» TASK BRIEF: Reproduce the records. Keep every word exact and include no images.

▬▬▬

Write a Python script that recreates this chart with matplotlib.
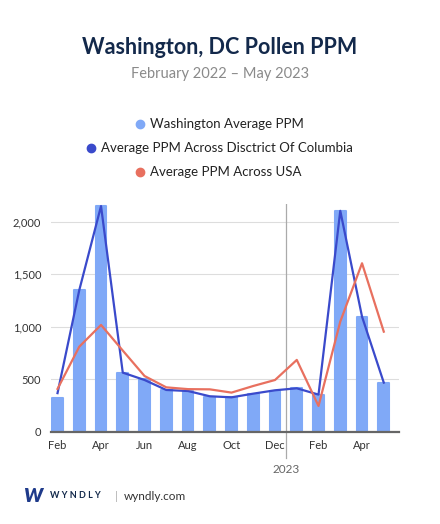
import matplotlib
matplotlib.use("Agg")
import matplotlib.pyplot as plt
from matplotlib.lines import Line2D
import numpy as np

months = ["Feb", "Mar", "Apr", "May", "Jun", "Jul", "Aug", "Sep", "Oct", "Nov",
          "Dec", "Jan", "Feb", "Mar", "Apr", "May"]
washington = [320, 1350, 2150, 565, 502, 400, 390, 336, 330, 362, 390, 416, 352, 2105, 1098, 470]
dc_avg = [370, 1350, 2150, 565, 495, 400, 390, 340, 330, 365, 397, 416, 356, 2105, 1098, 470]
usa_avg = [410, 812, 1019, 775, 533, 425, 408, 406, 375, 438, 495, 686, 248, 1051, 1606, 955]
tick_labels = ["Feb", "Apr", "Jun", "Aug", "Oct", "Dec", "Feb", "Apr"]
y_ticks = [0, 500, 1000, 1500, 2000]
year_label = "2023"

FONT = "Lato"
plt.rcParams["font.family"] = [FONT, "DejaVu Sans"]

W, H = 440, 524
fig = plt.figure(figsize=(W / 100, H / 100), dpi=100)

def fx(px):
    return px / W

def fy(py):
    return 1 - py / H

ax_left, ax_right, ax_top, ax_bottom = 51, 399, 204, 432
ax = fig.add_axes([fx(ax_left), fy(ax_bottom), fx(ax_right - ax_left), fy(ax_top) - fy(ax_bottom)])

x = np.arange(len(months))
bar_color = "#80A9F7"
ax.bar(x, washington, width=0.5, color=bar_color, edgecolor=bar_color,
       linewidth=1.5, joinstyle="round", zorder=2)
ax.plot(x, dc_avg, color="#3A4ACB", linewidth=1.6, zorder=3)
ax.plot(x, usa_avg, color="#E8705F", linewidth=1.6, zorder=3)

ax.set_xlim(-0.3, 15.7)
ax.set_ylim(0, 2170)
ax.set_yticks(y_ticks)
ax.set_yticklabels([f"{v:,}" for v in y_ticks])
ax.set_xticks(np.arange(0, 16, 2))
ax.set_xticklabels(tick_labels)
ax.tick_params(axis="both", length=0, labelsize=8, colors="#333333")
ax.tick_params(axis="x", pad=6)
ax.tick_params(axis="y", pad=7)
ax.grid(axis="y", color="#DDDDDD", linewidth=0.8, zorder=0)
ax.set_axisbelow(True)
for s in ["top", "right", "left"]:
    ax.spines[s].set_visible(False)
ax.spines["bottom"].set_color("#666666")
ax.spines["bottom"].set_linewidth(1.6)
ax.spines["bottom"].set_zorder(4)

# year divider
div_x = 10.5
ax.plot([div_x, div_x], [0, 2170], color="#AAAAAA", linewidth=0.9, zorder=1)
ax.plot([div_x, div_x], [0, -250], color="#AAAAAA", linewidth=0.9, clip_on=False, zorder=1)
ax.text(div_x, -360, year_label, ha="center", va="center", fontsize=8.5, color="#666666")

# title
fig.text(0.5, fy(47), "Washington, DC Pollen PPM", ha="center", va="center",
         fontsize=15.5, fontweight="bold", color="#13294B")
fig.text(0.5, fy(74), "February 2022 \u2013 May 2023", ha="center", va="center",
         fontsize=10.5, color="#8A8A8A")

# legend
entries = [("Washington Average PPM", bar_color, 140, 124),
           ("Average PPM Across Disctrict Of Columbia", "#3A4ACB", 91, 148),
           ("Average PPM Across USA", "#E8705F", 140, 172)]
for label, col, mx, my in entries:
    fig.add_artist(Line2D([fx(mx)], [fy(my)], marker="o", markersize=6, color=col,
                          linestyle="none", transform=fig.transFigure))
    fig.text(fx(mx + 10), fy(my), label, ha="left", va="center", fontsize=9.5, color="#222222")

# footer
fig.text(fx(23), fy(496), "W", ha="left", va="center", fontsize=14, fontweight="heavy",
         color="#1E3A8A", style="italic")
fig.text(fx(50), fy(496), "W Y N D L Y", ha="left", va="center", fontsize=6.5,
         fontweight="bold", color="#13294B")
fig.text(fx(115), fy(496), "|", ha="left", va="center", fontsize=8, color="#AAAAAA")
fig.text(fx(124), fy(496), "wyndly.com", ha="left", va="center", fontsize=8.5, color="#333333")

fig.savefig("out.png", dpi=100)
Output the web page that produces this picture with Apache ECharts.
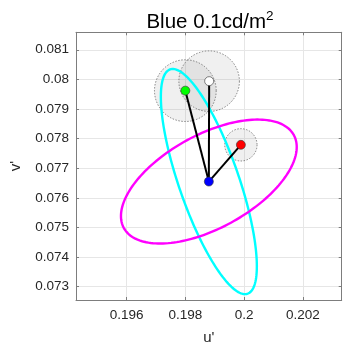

▬▬▬

» COMPLETE ANSWER:
Write a Python script that recreates this chart with matplotlib.
import matplotlib
matplotlib.use("Agg")
import matplotlib.pyplot as plt
from matplotlib.lines import Line2D
import numpy as np

months = ["Feb", "Mar", "Apr", "May", "Jun", "Jul", "Aug", "Sep", "Oct", "Nov",
          "Dec", "Jan", "Feb", "Mar", "Apr", "May"]
washington = [320, 1350, 2150, 565, 502, 400, 390, 336, 330, 362, 390, 416, 352, 2105, 1098, 470]
dc_avg = [370, 1350, 2150, 565, 495, 400, 390, 340, 330, 365, 397, 416, 356, 2105, 1098, 470]
usa_avg = [410, 812, 1019, 775, 533, 425, 408, 406, 375, 438, 495, 686, 248, 1051, 1606, 955]
tick_labels = ["Feb", "Apr", "Jun", "Aug", "Oct", "Dec", "Feb", "Apr"]
y_ticks = [0, 500, 1000, 1500, 2000]
year_label = "2023"

FONT = "Lato"
plt.rcParams["font.family"] = [FONT, "DejaVu Sans"]

W, H = 440, 524
fig = plt.figure(figsize=(W / 100, H / 100), dpi=100)

def fx(px):
    return px / W

def fy(py):
    return 1 - py / H

ax_left, ax_right, ax_top, ax_bottom = 51, 399, 204, 432
ax = fig.add_axes([fx(ax_left), fy(ax_bottom), fx(ax_right - ax_left), fy(ax_top) - fy(ax_bottom)])

x = np.arange(len(months))
bar_color = "#80A9F7"
ax.bar(x, washington, width=0.5, color=bar_color, edgecolor=bar_color,
       linewidth=1.5, joinstyle="round", zorder=2)
ax.plot(x, dc_avg, color="#3A4ACB", linewidth=1.6, zorder=3)
ax.plot(x, usa_avg, color="#E8705F", linewidth=1.6, zorder=3)

ax.set_xlim(-0.3, 15.7)
ax.set_ylim(0, 2170)
ax.set_yticks(y_ticks)
ax.set_yticklabels([f"{v:,}" for v in y_ticks])
ax.set_xticks(np.arange(0, 16, 2))
ax.set_xticklabels(tick_labels)
ax.tick_params(axis="both", length=0, labelsize=8, colors="#333333")
ax.tick_params(axis="x", pad=6)
ax.tick_params(axis="y", pad=7)
ax.grid(axis="y", color="#DDDDDD", linewidth=0.8, zorder=0)
ax.set_axisbelow(True)
for s in ["top", "right", "left"]:
    ax.spines[s].set_visible(False)
ax.spines["bottom"].set_color("#666666")
ax.spines["bottom"].set_linewidth(1.6)
ax.spines["bottom"].set_zorder(4)

# year divider
div_x = 10.5
ax.plot([div_x, div_x], [0, 2170], color="#AAAAAA", linewidth=0.9, zorder=1)
ax.plot([div_x, div_x], [0, -250], color="#AAAAAA", linewidth=0.9, clip_on=False, zorder=1)
ax.text(div_x, -360, year_label, ha="center", va="center", fontsize=8.5, color="#666666")

# title
fig.text(0.5, fy(47), "Washington, DC Pollen PPM", ha="center", va="center",
         fontsize=15.5, fontweight="bold", color="#13294B")
fig.text(0.5, fy(74), "February 2022 \u2013 May 2023", ha="center", va="center",
         fontsize=10.5, color="#8A8A8A")

# legend
entries = [("Washington Average PPM", bar_color, 140, 124),
           ("Average PPM Across Disctrict Of Columbia", "#3A4ACB", 91, 148),
           ("Average PPM Across USA", "#E8705F", 140, 172)]
for label, col, mx, my in entries:
    fig.add_artist(Line2D([fx(mx)], [fy(my)], marker="o", markersize=6, color=col,
                          linestyle="none", transform=fig.transFigure))
    fig.text(fx(mx + 10), fy(my), label, ha="left", va="center", fontsize=9.5, color="#222222")

# footer
fig.text(fx(23), fy(496), "W", ha="left", va="center", fontsize=14, fontweight="heavy",
         color="#1E3A8A", style="italic")
fig.text(fx(50), fy(496), "W Y N D L Y", ha="left", va="center", fontsize=6.5,
         fontweight="bold", color="#13294B")
fig.text(fx(115), fy(496), "|", ha="left", va="center", fontsize=8, color="#AAAAAA")
fig.text(fx(124), fy(496), "wyndly.com", ha="left", va="center", fontsize=8.5, color="#333333")

fig.savefig("out.png", dpi=100)
Output the web page that produces this picture with Apache ECharts.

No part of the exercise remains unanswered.